The appellant also complains that the court failed to submit to the jury the appellant's theory of the case, thus depriving the appellant of a fair and impartial trial. The only answer filed in this case was a general denial. The defense consisted of denial of negligence, and in an effort to establish that the appellee was guilty of contributory negligence.
On the question of contributory negligence the court instructed the jury very fully and in detail presented the case both from the claims of the appellant and the appellee.

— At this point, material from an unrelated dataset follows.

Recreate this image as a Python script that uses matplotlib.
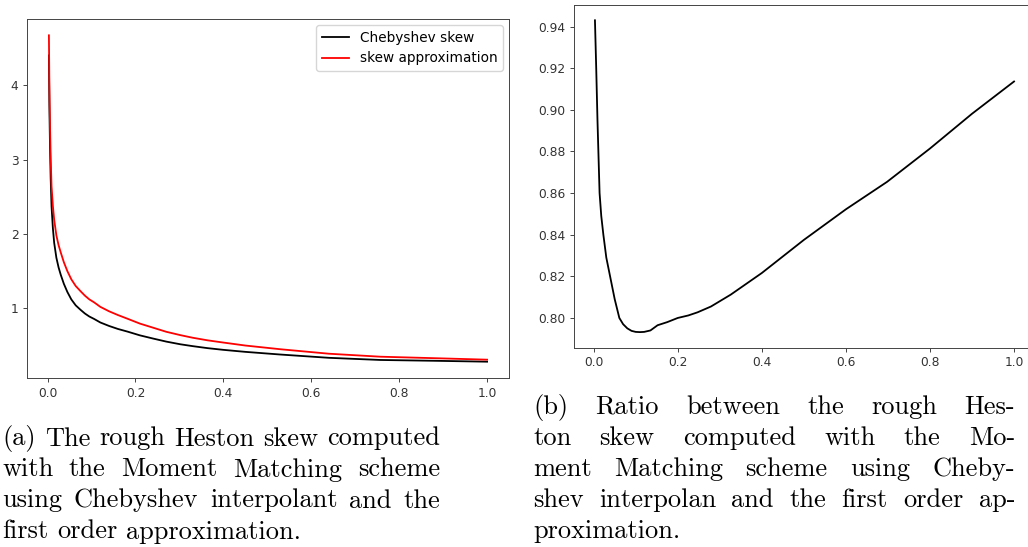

The appellant also complains because of the fact that the court submitted to the jury an issue of failure upon the part of the appellant to drive his car so that it could be brought to a stop within the assured-clear-distance-ahead rule. The record here shows that the appellant was approaching a busy intersection; that the window at his left was covered with mist so that he could not see out of it; that the appellee passed directly in front of the appellant's car, and the appellee must have been within the range of the appellant's headlights for at least 10 or 12 feet before he was struck, for the appellee was struck by the right front fender of the appellant's car. In other words, appellee had passed directly in front of the appellant's car. This evidence certainly was such that the jury could determine appellant's car was going too fast, was approaching so rapidly that he could not stop or swerve it slightly after he could see the appellee. *Page 127
The appellant raised some other questions, all of which have been given careful consideration by this court. Upon the record here we believe that the case was one for the jury to decide; that it was fairly submitted to the jury upon proper instructions. And the judgment of the lower court must be, and it is hereby, affirmed.
ALBERT, C.J., and STEVENS, ANDERSON, KINTZINGER, and KINDIG, JJ., concur.